Ultimately, it is the degraded state of our culture and its attendant values with respect to the true purpose/nature of education that is to blame for the current proliferation of "retards" populating all "educated" disciplines, aviation non-withstanding.
 
No, I am not management. And it is not erroneous, self-depreciation that I write about. It is factual observation based on several years of flying with pilots who think they are underpaid and overworked. Yet, these same pilots cannot even tell me basic limitations of the planes they fly. They argue with me about things that are clearly spelled out in bold letters in the AFM limitations section or through warnings, cautions, and notes scattered throughout. They are the sane pilots who take whatever they hear as gospel and will fight to the death about what they think is right about operating the aircraft, yet they have never bothered to think they might be wrong. When corrected, they blow you off as if you are the retard. You try to present the info to back your argument and they will not even look at it.

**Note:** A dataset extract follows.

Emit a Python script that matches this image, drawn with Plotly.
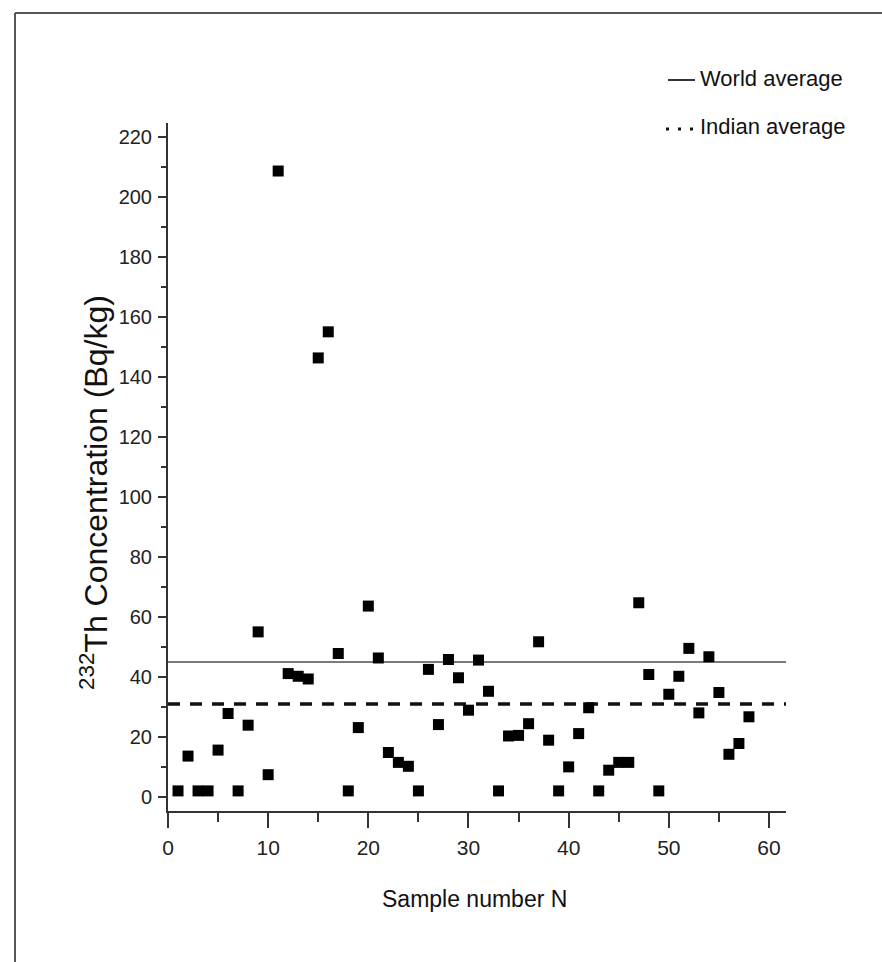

I am not perfect, not do I think for one second that I am always right and know everything. I am far from that. However, it has become very evident to me that I take more time than most to read, study, and understand the aircraft I fly so I can make the best informed decisions each time I fly. I feel it is my duty and my obligation to do so. Many pilots I've flown with will not extend the same courtesy and responsibility to me and their passengers.

The ones that do a good job time and again, know their aircraft, and have excellent ADM skills rarely, if ever, complain about their work conditions. I find it ironic, yet it tells a valuable story.